— Start Source material —
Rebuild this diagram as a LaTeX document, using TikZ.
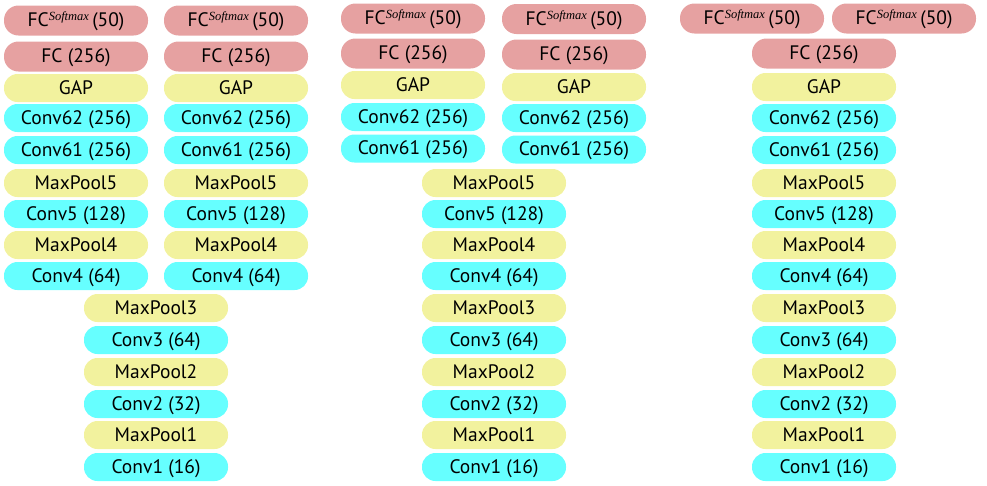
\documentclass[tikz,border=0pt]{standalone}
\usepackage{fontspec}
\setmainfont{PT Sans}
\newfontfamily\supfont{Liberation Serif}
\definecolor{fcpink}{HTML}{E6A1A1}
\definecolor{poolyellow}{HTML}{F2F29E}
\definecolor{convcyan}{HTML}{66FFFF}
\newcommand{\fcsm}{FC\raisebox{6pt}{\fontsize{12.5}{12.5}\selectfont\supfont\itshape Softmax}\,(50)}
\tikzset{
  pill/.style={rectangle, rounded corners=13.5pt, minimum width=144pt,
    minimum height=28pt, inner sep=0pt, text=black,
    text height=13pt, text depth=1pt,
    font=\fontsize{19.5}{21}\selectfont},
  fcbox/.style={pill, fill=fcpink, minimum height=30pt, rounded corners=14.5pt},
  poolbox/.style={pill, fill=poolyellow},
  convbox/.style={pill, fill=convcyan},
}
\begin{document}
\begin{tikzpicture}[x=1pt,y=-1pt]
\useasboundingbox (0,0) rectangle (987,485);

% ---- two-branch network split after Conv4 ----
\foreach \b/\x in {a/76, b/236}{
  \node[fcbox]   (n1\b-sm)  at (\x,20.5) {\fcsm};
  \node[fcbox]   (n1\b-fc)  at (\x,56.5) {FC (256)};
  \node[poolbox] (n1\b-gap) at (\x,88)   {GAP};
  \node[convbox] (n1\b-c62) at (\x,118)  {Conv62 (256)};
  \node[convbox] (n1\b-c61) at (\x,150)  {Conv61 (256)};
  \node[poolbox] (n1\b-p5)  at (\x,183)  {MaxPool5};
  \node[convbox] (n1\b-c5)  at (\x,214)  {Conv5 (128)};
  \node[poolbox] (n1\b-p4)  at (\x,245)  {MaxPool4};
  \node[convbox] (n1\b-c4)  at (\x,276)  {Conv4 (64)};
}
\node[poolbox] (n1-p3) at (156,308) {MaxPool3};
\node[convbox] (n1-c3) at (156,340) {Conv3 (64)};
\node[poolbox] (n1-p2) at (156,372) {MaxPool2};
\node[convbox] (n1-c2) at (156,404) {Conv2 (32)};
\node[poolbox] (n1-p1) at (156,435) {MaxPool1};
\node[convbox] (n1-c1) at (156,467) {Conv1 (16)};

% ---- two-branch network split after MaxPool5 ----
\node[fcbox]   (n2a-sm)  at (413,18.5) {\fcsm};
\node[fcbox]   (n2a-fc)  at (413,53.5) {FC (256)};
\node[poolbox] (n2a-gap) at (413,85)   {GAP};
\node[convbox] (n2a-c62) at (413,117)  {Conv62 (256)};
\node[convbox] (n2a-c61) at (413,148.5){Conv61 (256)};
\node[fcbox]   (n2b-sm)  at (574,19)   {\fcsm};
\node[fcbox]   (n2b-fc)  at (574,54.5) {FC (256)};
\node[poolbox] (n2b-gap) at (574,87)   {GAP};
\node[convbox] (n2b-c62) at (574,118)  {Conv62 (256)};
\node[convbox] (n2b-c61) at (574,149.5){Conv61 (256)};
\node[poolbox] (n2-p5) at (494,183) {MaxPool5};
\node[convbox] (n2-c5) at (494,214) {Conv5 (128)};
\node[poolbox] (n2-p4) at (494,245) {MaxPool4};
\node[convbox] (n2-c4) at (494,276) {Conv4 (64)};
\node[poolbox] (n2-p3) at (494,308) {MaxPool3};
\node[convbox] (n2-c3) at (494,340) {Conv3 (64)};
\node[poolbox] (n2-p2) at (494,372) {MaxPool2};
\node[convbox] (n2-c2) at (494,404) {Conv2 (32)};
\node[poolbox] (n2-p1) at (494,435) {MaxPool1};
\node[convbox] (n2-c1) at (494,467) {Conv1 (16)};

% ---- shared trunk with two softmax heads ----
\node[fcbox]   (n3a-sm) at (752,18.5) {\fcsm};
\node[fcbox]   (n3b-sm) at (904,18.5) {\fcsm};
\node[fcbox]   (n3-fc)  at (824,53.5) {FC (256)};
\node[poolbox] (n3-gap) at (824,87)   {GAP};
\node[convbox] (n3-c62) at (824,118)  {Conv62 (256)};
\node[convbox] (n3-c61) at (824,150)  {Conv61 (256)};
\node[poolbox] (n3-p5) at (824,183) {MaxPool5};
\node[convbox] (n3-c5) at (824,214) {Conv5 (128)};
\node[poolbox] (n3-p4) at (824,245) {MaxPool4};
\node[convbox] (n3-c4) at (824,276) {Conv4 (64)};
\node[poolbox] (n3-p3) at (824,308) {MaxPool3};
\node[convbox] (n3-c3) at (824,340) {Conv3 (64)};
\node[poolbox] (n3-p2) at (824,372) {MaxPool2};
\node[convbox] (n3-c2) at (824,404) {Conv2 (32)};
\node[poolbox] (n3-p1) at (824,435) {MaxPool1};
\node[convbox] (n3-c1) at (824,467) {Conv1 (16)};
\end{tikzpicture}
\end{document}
— End Source material —
What you need to do - Return all of the data exactly as written, and drop the pictures.

Exercise response -
Rebuild this diagram as a LaTeX document, using TikZ.
\documentclass[tikz,border=0pt]{standalone}
\usepackage{fontspec}
\setmainfont{PT Sans}
\newfontfamily\supfont{Liberation Serif}
\definecolor{fcpink}{HTML}{E6A1A1}
\definecolor{poolyellow}{HTML}{F2F29E}
\definecolor{convcyan}{HTML}{66FFFF}
\newcommand{\fcsm}{FC\raisebox{6pt}{\fontsize{12.5}{12.5}\selectfont\supfont\itshape Softmax}\,(50)}
\tikzset{
  pill/.style={rectangle, rounded corners=13.5pt, minimum width=144pt,
    minimum height=28pt, inner sep=0pt, text=black,
    text height=13pt, text depth=1pt,
    font=\fontsize{19.5}{21}\selectfont},
  fcbox/.style={pill, fill=fcpink, minimum height=30pt, rounded corners=14.5pt},
  poolbox/.style={pill, fill=poolyellow},
  convbox/.style={pill, fill=convcyan},
}
\begin{document}
\begin{tikzpicture}[x=1pt,y=-1pt]
\useasboundingbox (0,0) rectangle (987,485);

% ---- two-branch network split after Conv4 ----
\foreach \b/\x in {a/76, b/236}{
  \node[fcbox]   (n1\b-sm)  at (\x,20.5) {\fcsm};
  \node[fcbox]   (n1\b-fc)  at (\x,56.5) {FC (256)};
  \node[poolbox] (n1\b-gap) at (\x,88)   {GAP};
  \node[convbox] (n1\b-c62) at (\x,118)  {Conv62 (256)};
  \node[convbox] (n1\b-c61) at (\x,150)  {Conv61 (256)};
  \node[poolbox] (n1\b-p5)  at (\x,183)  {MaxPool5};
  \node[convbox] (n1\b-c5)  at (\x,214)  {Conv5 (128)};
  \node[poolbox] (n1\b-p4)  at (\x,245)  {MaxPool4};
  \node[convbox] (n1\b-c4)  at (\x,276)  {Conv4 (64)};
}
\node[poolbox] (n1-p3) at (156,308) {MaxPool3};
\node[convbox] (n1-c3) at (156,340) {Conv3 (64)};
\node[poolbox] (n1-p2) at (156,372) {MaxPool2};
\node[convbox] (n1-c2) at (156,404) {Conv2 (32)};
\node[poolbox] (n1-p1) at (156,435) {MaxPool1};
\node[convbox] (n1-c1) at (156,467) {Conv1 (16)};

% ---- two-branch network split after MaxPool5 ----
\node[fcbox]   (n2a-sm)  at (413,18.5) {\fcsm};
\node[fcbox]   (n2a-fc)  at (413,53.5) {FC (256)};
\node[poolbox] (n2a-gap) at (413,85)   {GAP};
\node[convbox] (n2a-c62) at (413,117)  {Conv62 (256)};
\node[convbox] (n2a-c61) at (413,148.5){Conv61 (256)};
\node[fcbox]   (n2b-sm)  at (574,19)   {\fcsm};
\node[fcbox]   (n2b-fc)  at (574,54.5) {FC (256)};
\node[poolbox] (n2b-gap) at (574,87)   {GAP};
\node[convbox] (n2b-c62) at (574,118)  {Conv62 (256)};
\node[convbox] (n2b-c61) at (574,149.5){Conv61 (256)};
\node[poolbox] (n2-p5) at (494,183) {MaxPool5};
\node[convbox] (n2-c5) at (494,214) {Conv5 (128)};
\node[poolbox] (n2-p4) at (494,245) {MaxPool4};
\node[convbox] (n2-c4) at (494,276) {Conv4 (64)};
\node[poolbox] (n2-p3) at (494,308) {MaxPool3};
\node[convbox] (n2-c3) at (494,340) {Conv3 (64)};
\node[poolbox] (n2-p2) at (494,372) {MaxPool2};
\node[convbox] (n2-c2) at (494,404) {Conv2 (32)};
\node[poolbox] (n2-p1) at (494,435) {MaxPool1};
\node[convbox] (n2-c1) at (494,467) {Conv1 (16)};

% ---- shared trunk with two softmax heads ----
\node[fcbox]   (n3a-sm) at (752,18.5) {\fcsm};
\node[fcbox]   (n3b-sm) at (904,18.5) {\fcsm};
\node[fcbox]   (n3-fc)  at (824,53.5) {FC (256)};
\node[poolbox] (n3-gap) at (824,87)   {GAP};
\node[convbox] (n3-c62) at (824,118)  {Conv62 (256)};
\node[convbox] (n3-c61) at (824,150)  {Conv61 (256)};
\node[poolbox] (n3-p5) at (824,183) {MaxPool5};
\node[convbox] (n3-c5) at (824,214) {Conv5 (128)};
\node[poolbox] (n3-p4) at (824,245) {MaxPool4};
\node[convbox] (n3-c4) at (824,276) {Conv4 (64)};
\node[poolbox] (n3-p3) at (824,308) {MaxPool3};
\node[convbox] (n3-c3) at (824,340) {Conv3 (64)};
\node[poolbox] (n3-p2) at (824,372) {MaxPool2};
\node[convbox] (n3-c2) at (824,404) {Conv2 (32)};
\node[poolbox] (n3-p1) at (824,435) {MaxPool1};
\node[convbox] (n3-c1) at (824,467) {Conv1 (16)};
\end{tikzpicture}
\end{document}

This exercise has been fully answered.